• [Recorded information]:
※ ※ ※

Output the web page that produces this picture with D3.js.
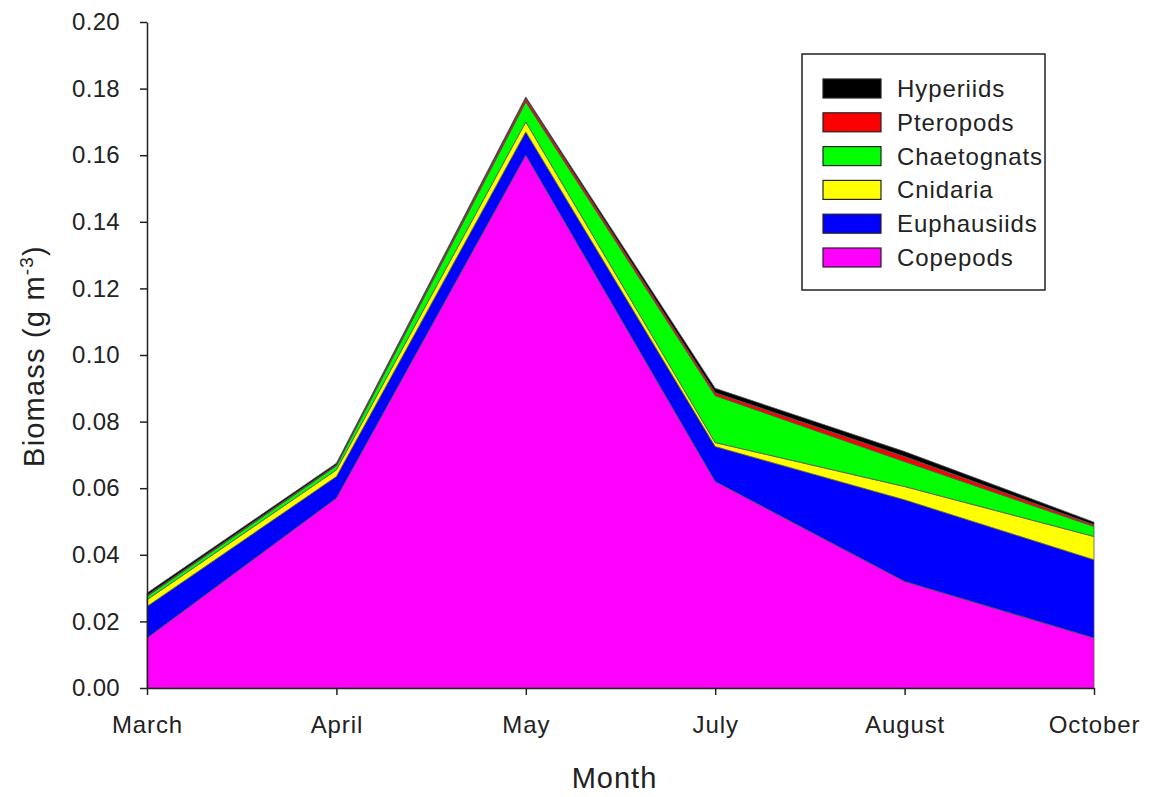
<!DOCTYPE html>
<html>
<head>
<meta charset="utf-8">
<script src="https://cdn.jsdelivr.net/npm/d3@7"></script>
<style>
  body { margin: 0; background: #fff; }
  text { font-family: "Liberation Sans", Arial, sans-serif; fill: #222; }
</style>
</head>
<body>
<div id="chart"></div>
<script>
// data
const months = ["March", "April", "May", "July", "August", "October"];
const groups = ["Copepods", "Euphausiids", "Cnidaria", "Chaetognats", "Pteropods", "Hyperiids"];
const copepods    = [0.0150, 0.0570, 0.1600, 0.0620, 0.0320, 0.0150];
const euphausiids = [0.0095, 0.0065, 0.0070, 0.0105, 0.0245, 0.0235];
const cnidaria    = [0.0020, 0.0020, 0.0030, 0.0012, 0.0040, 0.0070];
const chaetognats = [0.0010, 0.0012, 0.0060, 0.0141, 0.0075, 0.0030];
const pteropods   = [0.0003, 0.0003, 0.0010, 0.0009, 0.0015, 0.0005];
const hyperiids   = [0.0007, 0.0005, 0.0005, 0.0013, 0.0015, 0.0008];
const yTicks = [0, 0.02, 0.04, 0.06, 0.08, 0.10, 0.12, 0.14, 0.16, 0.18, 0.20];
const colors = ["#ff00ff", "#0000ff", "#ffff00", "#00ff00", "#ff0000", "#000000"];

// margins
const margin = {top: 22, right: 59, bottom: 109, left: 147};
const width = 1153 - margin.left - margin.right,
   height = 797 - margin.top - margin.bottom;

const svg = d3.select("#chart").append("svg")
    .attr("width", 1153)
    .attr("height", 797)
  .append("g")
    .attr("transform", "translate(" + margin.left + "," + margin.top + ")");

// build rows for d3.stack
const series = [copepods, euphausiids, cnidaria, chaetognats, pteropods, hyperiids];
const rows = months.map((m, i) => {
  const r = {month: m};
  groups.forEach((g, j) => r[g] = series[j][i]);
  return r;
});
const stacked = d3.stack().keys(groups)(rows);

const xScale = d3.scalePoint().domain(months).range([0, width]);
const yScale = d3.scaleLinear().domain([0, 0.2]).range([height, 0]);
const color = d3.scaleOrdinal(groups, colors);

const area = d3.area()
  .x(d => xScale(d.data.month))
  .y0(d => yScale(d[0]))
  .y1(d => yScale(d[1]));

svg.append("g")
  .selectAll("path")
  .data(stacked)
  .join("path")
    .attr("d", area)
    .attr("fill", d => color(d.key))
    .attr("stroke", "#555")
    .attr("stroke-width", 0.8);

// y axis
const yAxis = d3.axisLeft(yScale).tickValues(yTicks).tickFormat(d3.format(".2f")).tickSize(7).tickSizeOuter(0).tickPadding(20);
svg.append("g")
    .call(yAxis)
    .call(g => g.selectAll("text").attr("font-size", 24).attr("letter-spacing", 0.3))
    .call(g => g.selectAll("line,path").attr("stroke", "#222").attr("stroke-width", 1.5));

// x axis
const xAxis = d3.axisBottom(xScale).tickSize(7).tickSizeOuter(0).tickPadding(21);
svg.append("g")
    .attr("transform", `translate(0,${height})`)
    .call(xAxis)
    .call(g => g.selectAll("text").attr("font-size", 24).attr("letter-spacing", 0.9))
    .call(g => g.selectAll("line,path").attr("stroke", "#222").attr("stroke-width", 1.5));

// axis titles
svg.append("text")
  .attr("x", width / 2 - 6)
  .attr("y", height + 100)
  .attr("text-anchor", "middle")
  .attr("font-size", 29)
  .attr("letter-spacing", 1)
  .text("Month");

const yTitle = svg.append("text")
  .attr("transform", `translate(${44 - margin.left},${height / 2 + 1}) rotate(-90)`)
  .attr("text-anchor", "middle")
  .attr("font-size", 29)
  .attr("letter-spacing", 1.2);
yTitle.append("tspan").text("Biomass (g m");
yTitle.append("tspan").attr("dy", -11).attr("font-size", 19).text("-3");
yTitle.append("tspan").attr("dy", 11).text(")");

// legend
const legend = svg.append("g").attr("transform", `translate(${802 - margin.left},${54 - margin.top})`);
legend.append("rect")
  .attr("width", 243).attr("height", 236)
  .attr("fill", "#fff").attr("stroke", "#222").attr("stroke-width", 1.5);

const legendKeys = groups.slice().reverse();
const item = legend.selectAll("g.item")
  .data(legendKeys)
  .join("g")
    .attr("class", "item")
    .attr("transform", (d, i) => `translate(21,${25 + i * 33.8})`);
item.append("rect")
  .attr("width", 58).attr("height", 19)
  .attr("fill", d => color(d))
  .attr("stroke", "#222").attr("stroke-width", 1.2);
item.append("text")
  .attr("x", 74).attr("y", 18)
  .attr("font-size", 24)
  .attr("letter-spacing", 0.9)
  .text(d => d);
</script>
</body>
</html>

※ ※ ※

• [Job]:
Omit the pictures and output all of the other material exactly.

• [Answer in full]:
Output the web page that produces this picture with D3.js.
<!DOCTYPE html>
<html>
<head>
<meta charset="utf-8">
<script src="https://cdn.jsdelivr.net/npm/d3@7"></script>
<style>
  body { margin: 0; background: #fff; }
  text { font-family: "Liberation Sans", Arial, sans-serif; fill: #222; }
</style>
</head>
<body>
<div id="chart"></div>
<script>
// data
const months = ["March", "April", "May", "July", "August", "October"];
const groups = ["Copepods", "Euphausiids", "Cnidaria", "Chaetognats", "Pteropods", "Hyperiids"];
const copepods    = [0.0150, 0.0570, 0.1600, 0.0620, 0.0320, 0.0150];
const euphausiids = [0.0095, 0.0065, 0.0070, 0.0105, 0.0245, 0.0235];
const cnidaria    = [0.0020, 0.0020, 0.0030, 0.0012, 0.0040, 0.0070];
const chaetognats = [0.0010, 0.0012, 0.0060, 0.0141, 0.0075, 0.0030];
const pteropods   = [0.0003, 0.0003, 0.0010, 0.0009, 0.0015, 0.0005];
const hyperiids   = [0.0007, 0.0005, 0.0005, 0.0013, 0.0015, 0.0008];
const yTicks = [0, 0.02, 0.04, 0.06, 0.08, 0.10, 0.12, 0.14, 0.16, 0.18, 0.20];
const colors = ["#ff00ff", "#0000ff", "#ffff00", "#00ff00", "#ff0000", "#000000"];

// margins
const margin = {top: 22, right: 59, bottom: 109, left: 147};
const width = 1153 - margin.left - margin.right,
   height = 797 - margin.top - margin.bottom;

const svg = d3.select("#chart").append("svg")
    .attr("width", 1153)
    .attr("height", 797)
  .append("g")
    .attr("transform", "translate(" + margin.left + "," + margin.top + ")");

// build rows for d3.stack
const series = [copepods, euphausiids, cnidaria, chaetognats, pteropods, hyperiids];
const rows = months.map((m, i) => {
  const r = {month: m};
  groups.forEach((g, j) => r[g] = series[j][i]);
  return r;
});
const stacked = d3.stack().keys(groups)(rows);

const xScale = d3.scalePoint().domain(months).range([0, width]);
const yScale = d3.scaleLinear().domain([0, 0.2]).range([height, 0]);
const color = d3.scaleOrdinal(groups, colors);

const area = d3.area()
  .x(d => xScale(d.data.month))
  .y0(d => yScale(d[0]))
  .y1(d => yScale(d[1]));

svg.append("g")
  .selectAll("path")
  .data(stacked)
  .join("path")
    .attr("d", area)
    .attr("fill", d => color(d.key))
    .attr("stroke", "#555")
    .attr("stroke-width", 0.8);

// y axis
const yAxis = d3.axisLeft(yScale).tickValues(yTicks).tickFormat(d3.format(".2f")).tickSize(7).tickSizeOuter(0).tickPadding(20);
svg.append("g")
    .call(yAxis)
    .call(g => g.selectAll("text").attr("font-size", 24).attr("letter-spacing", 0.3))
    .call(g => g.selectAll("line,path").attr("stroke", "#222").attr("stroke-width", 1.5));

// x axis
const xAxis = d3.axisBottom(xScale).tickSize(7).tickSizeOuter(0).tickPadding(21);
svg.append("g")
    .attr("transform", `translate(0,${height})`)
    .call(xAxis)
    .call(g => g.selectAll("text").attr("font-size", 24).attr("letter-spacing", 0.9))
    .call(g => g.selectAll("line,path").attr("stroke", "#222").attr("stroke-width", 1.5));

// axis titles
svg.append("text")
  .attr("x", width / 2 - 6)
  .attr("y", height + 100)
  .attr("text-anchor", "middle")
  .attr("font-size", 29)
  .attr("letter-spacing", 1)
  .text("Month");

const yTitle = svg.append("text")
  .attr("transform", `translate(${44 - margin.left},${height / 2 + 1}) rotate(-90)`)
  .attr("text-anchor", "middle")
  .attr("font-size", 29)
  .attr("letter-spacing", 1.2);
yTitle.append("tspan").text("Biomass (g m");
yTitle.append("tspan").attr("dy", -11).attr("font-size", 19).text("-3");
yTitle.append("tspan").attr("dy", 11).text(")");

// legend
const legend = svg.append("g").attr("transform", `translate(${802 - margin.left},${54 - margin.top})`);
legend.append("rect")
  .attr("width", 243).attr("height", 236)
  .attr("fill", "#fff").attr("stroke", "#222").attr("stroke-width", 1.5);

const legendKeys = groups.slice().reverse();
const item = legend.selectAll("g.item")
  .data(legendKeys)
  .join("g")
    .attr("class", "item")
    .attr("transform", (d, i) => `translate(21,${25 + i * 33.8})`);
item.append("rect")
  .attr("width", 58).attr("height", 19)
  .attr("fill", d => color(d))
  .attr("stroke", "#222").attr("stroke-width", 1.2);
item.append("text")
  .attr("x", 74).attr("y", 18)
  .attr("font-size", 24)
  .attr("letter-spacing", 0.9)
  .text(d => d);
</script>
</body>
</html>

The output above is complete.